Paradip, Dec. 17: Fishermen from Kendrapara and Jagatsinghpur districts have stepped up their demand for redrawing of the Gahirmatha marine sanctuary limits to compensate for the loss of livelihood caused by prohibition on fishing.

The ban has been imposed for seven months — November 1 to May 31 — to protect the endangered Olive Ridley turtles, which visit the coast for mass nesting.

“We do not fully oppose the fishing prohibition. But we need to take another look at prohibition measures to protect the interest of thousands of economically backward fishermen,” said Odisha Traditional Fish Workers’ Association president Narayan Haldar.

“The fishermen with their country-made vessels are not equipped to venture into deep-sea turtle concentration zones.
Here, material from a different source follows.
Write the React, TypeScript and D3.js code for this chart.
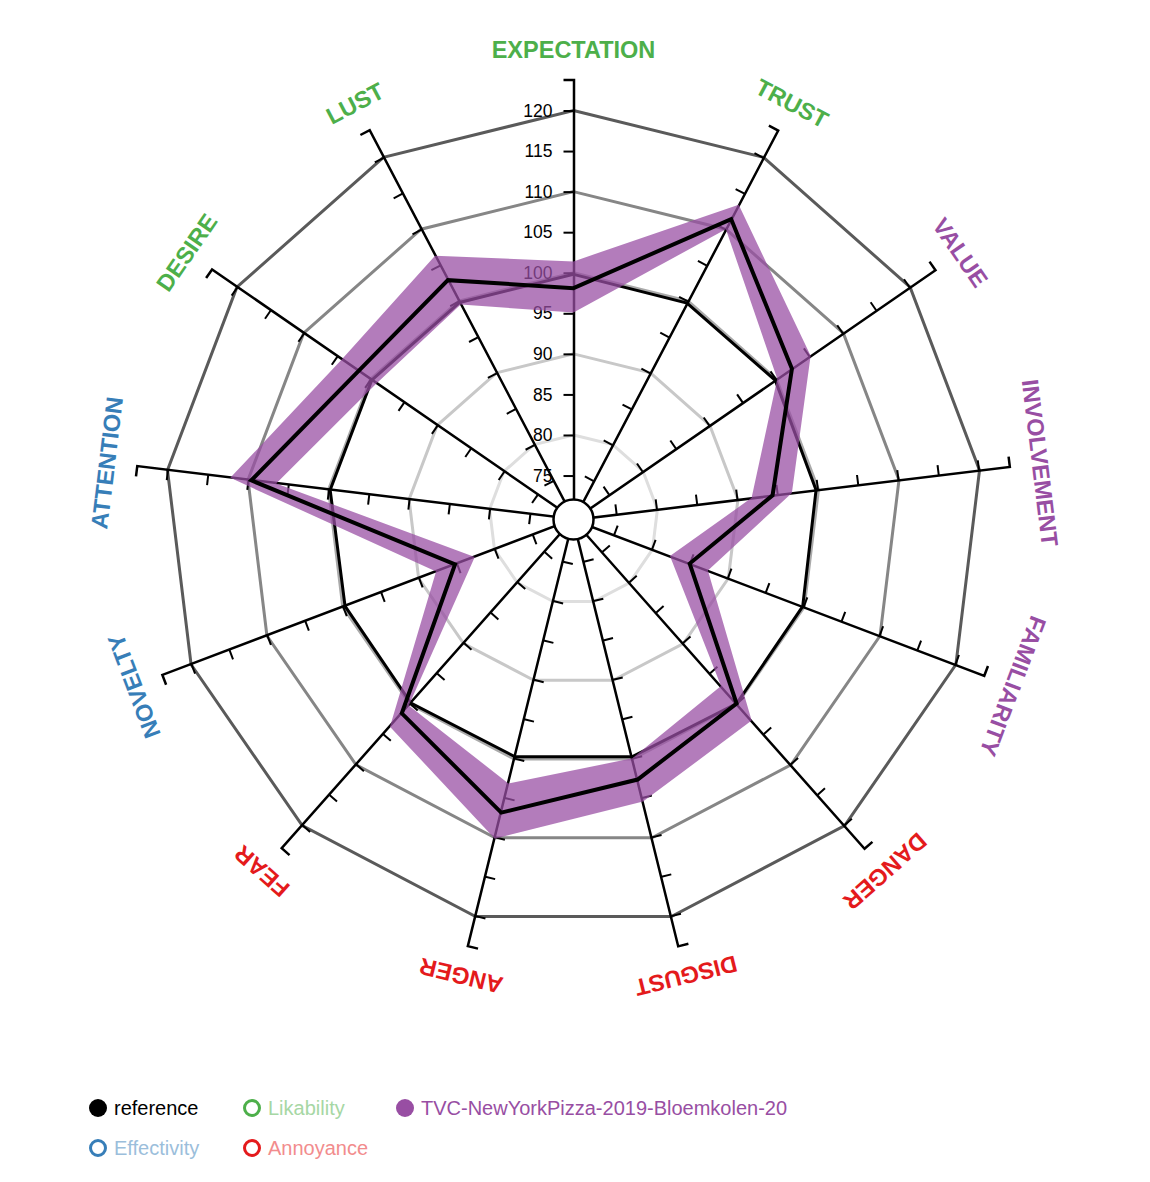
import React, { useEffect, useRef } from 'react';
import * as d3 from 'd3';

const dimensions = [
  'EXPECTATION', 'TRUST', 'VALUE', 'INVOLVEMENT', 'FAMILIARITY', 'DANGER', 'DISGUST',
  'ANGER', 'FEAR', 'NOVELTY', 'ATTENTION', 'DESIRE', 'LUST',
];
const dimensionColors = [
  '#4daf4a', '#4daf4a', '#984ea3', '#984ea3', '#984ea3', '#e41a1c', '#e41a1c',
  '#e41a1c', '#e41a1c', '#377eb8', '#377eb8', '#4daf4a', '#4daf4a',
];
const referenceValues = [99.8, 99.7, 99.8, 99.7, 99.8, 99.9, 99.7, 99.7, 99.8, 99.7, 99.8, 99.8, 99.8];
const tvcMean = [98.1, 111.4, 102.3, 94.3, 84.9, 99.9, 102.6, 106.8, 101.5, 85.2, 109.6, 101.8, 102.9];
const tvcUpper = [101.4, 113.4, 105.1, 96.7, 87.3, 102.7, 105.4, 110.1, 103.7, 87.7, 112.2, 104.3, 106.3];
const tvcLower = [95.1, 110.0, 100.1, 91.7, 82.3, 97.0, 99.9, 103.1, 100.2, 82.6, 106.5, 99.1, 99.5];
const ringLevels = [80, 90, 100, 110, 120];
const ringColors = ['#dedede', '#c8c8c8', '#aaaaaa', '#868686', '#5a5a5a'];
const tickValues = [75, 80, 85, 90, 95, 100, 105, 110, 115, 120];
const legendLabels = ['reference', 'Likability', 'TVC-NewYorkPizza-2019-Bloemkolen-20', 'Effectivity', 'Annoyance'];
const legendColors = ['#000000', '#4daf4a', '#984ea3', '#377eb8', '#e41a1c'];
const legendTextColors = ['#000000', '#a6d7a4', '#984ea3', '#9bbedb', '#f28c8d'];
const legendFilled = [true, false, true, false, false];
const legendCol = [0, 1, 2, 0, 1];
const legendRow = [0, 0, 0, 1, 1];

const W = 1150;
const H = 1182;
const cx = 573.5;
const cy = 519.5;
const FONT = "'Liberation Sans', Arial, Helvetica, sans-serif";

export default function App() {
  const ref = useRef<SVGSVGElement>(null);

  useEffect(() => {
    const svg = d3.select(ref.current);
    svg.selectAll('*').remove();

    const n = dimensions.length;
    const angle = (i: number) => (i * 2 * Math.PI) / n;
    const r = d3.scaleLinear().domain([70, 120]).range([3.4, 409]);
    const axisEndR = 440;
    const axisMax = r.invert(axisEndR);
    const axisScale = d3.scaleLinear().domain([r.invert(0), axisMax]).range([0, -axisEndR]);

    const root = svg.append('g').attr('transform', `translate(${cx},${cy})`);

    // rings
    const ringLine = d3
      .lineRadial<number>()
      .angle((_, i) => angle(i))
      .radius((d) => r(d))
      .curve(d3.curveLinearClosed);
    ringLevels.forEach((lv, k) => {
      root
        .append('path')
        .attr('d', ringLine(dimensions.map(() => lv)) as string)
        .attr('fill', 'none')
        .attr('stroke', ringColors[k])
        .attr('stroke-width', 3);
    });

    // axes
    dimensions.forEach((_, i) => {
      const axis = d3
        .axisLeft(axisScale)
        .tickValues(tickValues)
        .tickSize(10)
        .tickSizeOuter(10)
        .tickPadding(11)
        .tickFormat(i === 0 ? (d3.format('d') as any) : () => '');
      const g = root
        .append('g')
        .attr('transform', `rotate(${(angle(i) * 180) / Math.PI})`)
        .call(axis as any);
      g.attr('font-size', 17.5).attr('font-family', FONT);
      g.select('.domain').attr('stroke', '#000').attr('stroke-width', 2.5);
      g.selectAll('.tick line').attr('stroke', '#000').attr('stroke-width', 2);
      g.selectAll('.tick text').attr('fill', '#000');
    });

    // reference line
    const valLine = d3
      .lineRadial<number>()
      .angle((_, i) => angle(i))
      .radius((d) => r(d))
      .curve(d3.curveLinearClosed);
    root
      .append('path')
      .attr('d', valLine(referenceValues) as string)
      .attr('fill', 'none')
      .attr('stroke', '#000')
      .attr('stroke-width', 3);

    // TVC band
    const band = d3
      .areaRadial<number>()
      .angle((_, i) => angle(i))
      .innerRadius((_, i) => r(tvcLower[i]))
      .outerRadius((_, i) => r(tvcUpper[i]))
      .curve(d3.curveLinearClosed);
    root
      .append('path')
      .attr('d', band(tvcMean) as string)
      .attr('fill', '#984ea3')
      .attr('fill-opacity', 0.74)
      .attr('fill-rule', 'evenodd')
      .attr('stroke', 'none');

    // TVC mean line
    root
      .append('path')
      .attr('d', valLine(tvcMean) as string)
      .attr('fill', 'none')
      .attr('stroke', '#000')
      .attr('stroke-width', 4);

    // center circle
    root
      .append('circle')
      .attr('r', 20)
      .attr('fill', '#fff')
      .attr('stroke', '#000')
      .attr('stroke-width', 2.5);

    // dimension labels
    dimensions.forEach((name, i) => {
      root
        .append('text')
        .attr('transform', `rotate(${(angle(i) * 180) / Math.PI})`)
        .attr('x', 0)
        .attr('y', -470)
        .attr('dy', '0.35em')
        .attr('text-anchor', 'middle')
        .attr('font-family', FONT)
        .attr('font-weight', 'bold')
        .attr('font-size', 23.5)
        .attr('fill', dimensionColors[i])
        .text(name);
    });

    // legend
    const colX = [98, 252, 405];
    const rowY = [1108, 1148];
    const lg = svg.append('g');
    legendLabels.forEach((label, k) => {
      const x = colX[legendCol[k]];
      const y = rowY[legendRow[k]];
      if (legendFilled[k]) {
        lg.append('circle').attr('cx', x).attr('cy', y).attr('r', 9).attr('fill', legendColors[k]);
      } else {
        lg.append('circle')
          .attr('cx', x)
          .attr('cy', y)
          .attr('r', 7.5)
          .attr('fill', '#fff')
          .attr('stroke', legendColors[k])
          .attr('stroke-width', 3);
      }
      lg.append('text')
        .attr('x', x + 16)
        .attr('y', y)
        .attr('dy', '0.35em')
        .attr('font-family', FONT)
        .attr('font-size', 20)
        .attr('fill', legendTextColors[k])
        .text(label);
    });
  }, []);

  return (
    <svg
      ref={ref}
      width={W}
      height={H}
      style={{ position: 'absolute', left: 0, top: 0, display: 'block', background: '#fff' }}
    />
  );
}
As they cause no harm to breeding turtles, prohibition norms need to be relaxed. The fishing ban should remain in force for deep-sea trawls, which are solely responsible for turtle mortality,” the fishermen’s body said in a memorandum submitted to the Odisha government.

The government had constituted a task force headed by the Agriculture Productivity Commission to award compensation to fishermen for loss of livelihood. But nothing has been done so far, said Haldar.

Though the World Bank-funded Integrated Costal Zone Management Programme is being implemented for compensating fishermen for the ban period, the majority of jobless fishermen are not covered under the programme.

Hardly 3,000 families have got the benefits of alternative livelihood support while there are about 20,000 fishermen left with nothing to do during the seven-month fishing prohibition, the fish workers’ union stated. Divisional forest officer of Rajnagar Mangrove (wildlife) forest division, Manoj Kumar Mahapatra, said: “The demand put forth by fishermen and other stakeholders has been forwarded to competent authorities.”